§ **TASK REQUIREMENTS**
Extract the lines from the start through the line that holds "const minorL = [4, 12, 20, 28];", both included, omitting all images.

§ **TASK DATA**

════

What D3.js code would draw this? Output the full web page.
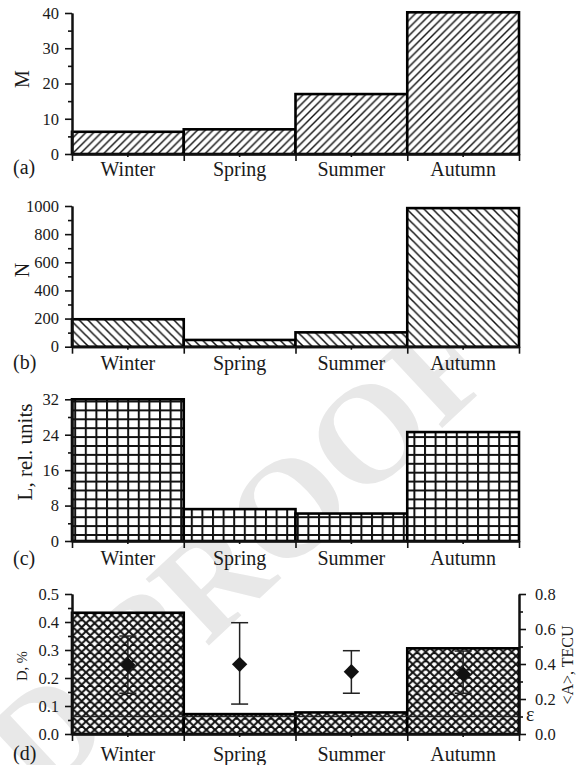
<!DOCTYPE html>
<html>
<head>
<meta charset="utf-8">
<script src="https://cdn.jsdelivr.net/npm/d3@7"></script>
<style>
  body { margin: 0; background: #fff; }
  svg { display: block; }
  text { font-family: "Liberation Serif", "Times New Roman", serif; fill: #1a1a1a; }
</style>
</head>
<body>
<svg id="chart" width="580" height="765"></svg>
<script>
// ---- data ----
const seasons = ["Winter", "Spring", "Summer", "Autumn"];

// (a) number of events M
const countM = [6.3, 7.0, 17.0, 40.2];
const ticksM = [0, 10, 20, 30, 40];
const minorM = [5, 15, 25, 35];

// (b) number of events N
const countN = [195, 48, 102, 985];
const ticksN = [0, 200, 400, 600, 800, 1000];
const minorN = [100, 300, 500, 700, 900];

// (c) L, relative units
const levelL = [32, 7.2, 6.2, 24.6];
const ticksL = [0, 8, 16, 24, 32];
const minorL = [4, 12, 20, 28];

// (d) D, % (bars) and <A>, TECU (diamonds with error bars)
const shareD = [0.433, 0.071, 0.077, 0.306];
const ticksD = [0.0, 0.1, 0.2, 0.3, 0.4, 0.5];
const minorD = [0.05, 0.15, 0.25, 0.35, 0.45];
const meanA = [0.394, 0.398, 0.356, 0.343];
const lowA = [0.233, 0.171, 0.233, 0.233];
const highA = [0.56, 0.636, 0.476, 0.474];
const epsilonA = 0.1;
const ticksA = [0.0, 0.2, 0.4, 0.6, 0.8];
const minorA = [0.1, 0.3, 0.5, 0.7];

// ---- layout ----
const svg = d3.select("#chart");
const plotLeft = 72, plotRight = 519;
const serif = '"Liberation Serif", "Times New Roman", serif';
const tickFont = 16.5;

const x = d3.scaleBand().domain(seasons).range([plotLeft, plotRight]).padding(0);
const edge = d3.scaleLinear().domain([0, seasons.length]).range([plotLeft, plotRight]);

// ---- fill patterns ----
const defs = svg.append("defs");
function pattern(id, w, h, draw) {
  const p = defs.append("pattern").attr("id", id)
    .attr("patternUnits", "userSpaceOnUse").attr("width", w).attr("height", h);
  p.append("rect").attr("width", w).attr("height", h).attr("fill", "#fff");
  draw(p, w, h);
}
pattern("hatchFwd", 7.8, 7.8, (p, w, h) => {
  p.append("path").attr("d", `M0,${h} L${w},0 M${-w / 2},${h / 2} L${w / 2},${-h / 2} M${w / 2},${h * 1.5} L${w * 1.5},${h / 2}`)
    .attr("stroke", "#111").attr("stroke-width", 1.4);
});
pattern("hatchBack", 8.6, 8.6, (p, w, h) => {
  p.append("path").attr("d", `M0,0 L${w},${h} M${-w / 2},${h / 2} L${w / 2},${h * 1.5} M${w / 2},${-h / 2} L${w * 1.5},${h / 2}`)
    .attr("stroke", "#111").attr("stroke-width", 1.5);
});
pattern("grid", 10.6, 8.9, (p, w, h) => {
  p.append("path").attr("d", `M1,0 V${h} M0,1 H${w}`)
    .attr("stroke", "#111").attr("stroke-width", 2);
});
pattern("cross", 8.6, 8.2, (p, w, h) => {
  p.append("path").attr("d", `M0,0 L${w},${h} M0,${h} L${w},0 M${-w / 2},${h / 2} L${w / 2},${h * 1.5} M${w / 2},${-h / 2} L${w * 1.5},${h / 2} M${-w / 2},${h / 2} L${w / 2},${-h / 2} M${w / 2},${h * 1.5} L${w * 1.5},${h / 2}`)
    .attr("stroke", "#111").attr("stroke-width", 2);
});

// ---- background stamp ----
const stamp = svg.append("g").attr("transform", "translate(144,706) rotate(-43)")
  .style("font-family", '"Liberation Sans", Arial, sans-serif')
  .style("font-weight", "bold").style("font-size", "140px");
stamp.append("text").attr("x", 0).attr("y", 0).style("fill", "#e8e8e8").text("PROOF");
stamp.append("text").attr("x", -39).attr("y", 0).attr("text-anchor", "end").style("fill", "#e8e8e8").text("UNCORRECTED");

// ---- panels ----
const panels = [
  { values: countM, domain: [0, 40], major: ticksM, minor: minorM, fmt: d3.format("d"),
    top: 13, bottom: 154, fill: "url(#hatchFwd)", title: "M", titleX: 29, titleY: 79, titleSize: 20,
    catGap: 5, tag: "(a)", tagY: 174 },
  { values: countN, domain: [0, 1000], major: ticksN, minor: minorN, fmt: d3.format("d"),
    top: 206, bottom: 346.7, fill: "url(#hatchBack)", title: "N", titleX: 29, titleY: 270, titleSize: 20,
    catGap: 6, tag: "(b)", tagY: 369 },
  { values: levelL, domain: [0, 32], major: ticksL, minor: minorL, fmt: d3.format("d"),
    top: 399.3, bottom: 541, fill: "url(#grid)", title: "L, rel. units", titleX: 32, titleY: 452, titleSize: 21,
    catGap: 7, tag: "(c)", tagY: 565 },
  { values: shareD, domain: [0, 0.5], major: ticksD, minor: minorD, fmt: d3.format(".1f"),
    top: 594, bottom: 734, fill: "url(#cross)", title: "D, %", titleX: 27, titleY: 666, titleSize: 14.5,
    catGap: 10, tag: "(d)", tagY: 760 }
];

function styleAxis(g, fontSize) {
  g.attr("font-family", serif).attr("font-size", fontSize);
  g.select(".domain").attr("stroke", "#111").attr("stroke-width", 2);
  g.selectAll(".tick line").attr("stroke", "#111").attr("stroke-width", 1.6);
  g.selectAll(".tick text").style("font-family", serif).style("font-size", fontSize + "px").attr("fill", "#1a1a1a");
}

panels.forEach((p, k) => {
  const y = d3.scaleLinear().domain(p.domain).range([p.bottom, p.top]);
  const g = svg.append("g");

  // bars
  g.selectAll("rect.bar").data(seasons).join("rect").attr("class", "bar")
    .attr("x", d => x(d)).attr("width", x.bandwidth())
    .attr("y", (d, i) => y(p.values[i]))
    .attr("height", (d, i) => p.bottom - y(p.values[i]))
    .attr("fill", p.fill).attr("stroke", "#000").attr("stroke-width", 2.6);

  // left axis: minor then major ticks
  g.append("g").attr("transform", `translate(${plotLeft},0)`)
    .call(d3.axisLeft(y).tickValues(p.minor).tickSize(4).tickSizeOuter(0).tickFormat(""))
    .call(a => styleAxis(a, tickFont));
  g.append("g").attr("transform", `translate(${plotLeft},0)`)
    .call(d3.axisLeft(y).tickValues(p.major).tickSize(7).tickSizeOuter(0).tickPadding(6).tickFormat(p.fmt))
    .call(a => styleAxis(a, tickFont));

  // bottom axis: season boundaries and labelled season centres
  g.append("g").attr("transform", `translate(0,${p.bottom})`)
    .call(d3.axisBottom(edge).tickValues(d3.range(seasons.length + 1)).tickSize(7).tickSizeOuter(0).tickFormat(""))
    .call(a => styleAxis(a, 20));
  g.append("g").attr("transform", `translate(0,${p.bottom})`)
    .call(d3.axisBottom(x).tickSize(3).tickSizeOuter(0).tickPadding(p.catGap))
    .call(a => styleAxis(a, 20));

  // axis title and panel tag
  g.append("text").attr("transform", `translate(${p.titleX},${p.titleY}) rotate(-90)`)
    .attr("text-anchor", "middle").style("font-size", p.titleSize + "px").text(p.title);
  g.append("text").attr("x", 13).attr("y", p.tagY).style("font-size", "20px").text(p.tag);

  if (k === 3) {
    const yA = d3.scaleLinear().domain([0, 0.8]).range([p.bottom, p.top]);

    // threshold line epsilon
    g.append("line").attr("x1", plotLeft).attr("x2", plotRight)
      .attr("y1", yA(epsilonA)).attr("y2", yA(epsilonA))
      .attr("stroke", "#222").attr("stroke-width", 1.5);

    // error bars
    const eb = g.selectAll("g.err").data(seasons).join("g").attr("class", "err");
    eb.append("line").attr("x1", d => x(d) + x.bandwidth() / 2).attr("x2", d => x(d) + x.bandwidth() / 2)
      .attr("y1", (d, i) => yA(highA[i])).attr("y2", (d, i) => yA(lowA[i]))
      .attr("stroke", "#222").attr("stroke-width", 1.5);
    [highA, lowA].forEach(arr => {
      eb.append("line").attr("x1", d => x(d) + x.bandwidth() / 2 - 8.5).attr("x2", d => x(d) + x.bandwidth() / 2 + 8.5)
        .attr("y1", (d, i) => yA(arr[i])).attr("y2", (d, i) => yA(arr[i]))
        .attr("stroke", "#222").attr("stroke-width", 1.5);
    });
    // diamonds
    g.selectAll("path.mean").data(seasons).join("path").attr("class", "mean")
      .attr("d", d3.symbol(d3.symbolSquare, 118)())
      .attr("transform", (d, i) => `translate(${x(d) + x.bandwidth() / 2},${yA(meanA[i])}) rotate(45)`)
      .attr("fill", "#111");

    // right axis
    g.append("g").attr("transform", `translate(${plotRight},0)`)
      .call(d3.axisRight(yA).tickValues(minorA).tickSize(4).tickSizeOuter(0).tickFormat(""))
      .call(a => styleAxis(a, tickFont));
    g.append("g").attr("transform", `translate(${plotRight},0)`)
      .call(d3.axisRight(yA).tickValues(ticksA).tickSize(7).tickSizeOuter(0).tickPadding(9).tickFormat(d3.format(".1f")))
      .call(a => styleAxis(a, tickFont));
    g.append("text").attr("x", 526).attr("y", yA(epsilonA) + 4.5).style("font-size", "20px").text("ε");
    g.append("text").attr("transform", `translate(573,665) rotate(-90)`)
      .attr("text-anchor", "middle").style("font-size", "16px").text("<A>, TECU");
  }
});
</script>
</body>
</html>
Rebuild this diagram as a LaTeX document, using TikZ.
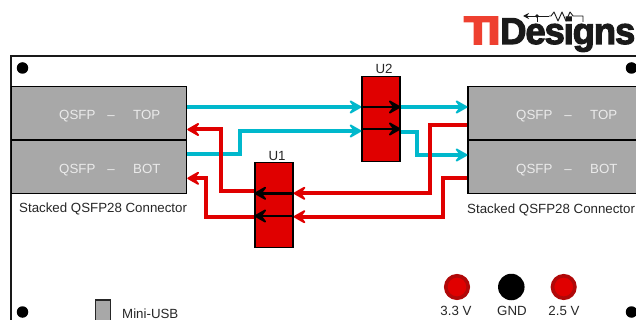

════

§ **ANSWER IN FULL**
What D3.js code would draw this? Output the full web page.
<!DOCTYPE html>
<html>
<head>
<meta charset="utf-8">
<script src="https://cdn.jsdelivr.net/npm/d3@7"></script>
<style>
  body { margin: 0; background: #fff; }
  svg { display: block; }
  text { font-family: "Liberation Serif", "Times New Roman", serif; fill: #1a1a1a; }
</style>
</head>
<body>
<svg id="chart" width="580" height="765"></svg>
<script>
// ---- data ----
const seasons = ["Winter", "Spring", "Summer", "Autumn"];

// (a) number of events M
const countM = [6.3, 7.0, 17.0, 40.2];
const ticksM = [0, 10, 20, 30, 40];
const minorM = [5, 15, 25, 35];

// (b) number of events N
const countN = [195, 48, 102, 985];
const ticksN = [0, 200, 400, 600, 800, 1000];
const minorN = [100, 300, 500, 700, 900];

// (c) L, relative units
const levelL = [32, 7.2, 6.2, 24.6];
const ticksL = [0, 8, 16, 24, 32];
const minorL = [4, 12, 20, 28];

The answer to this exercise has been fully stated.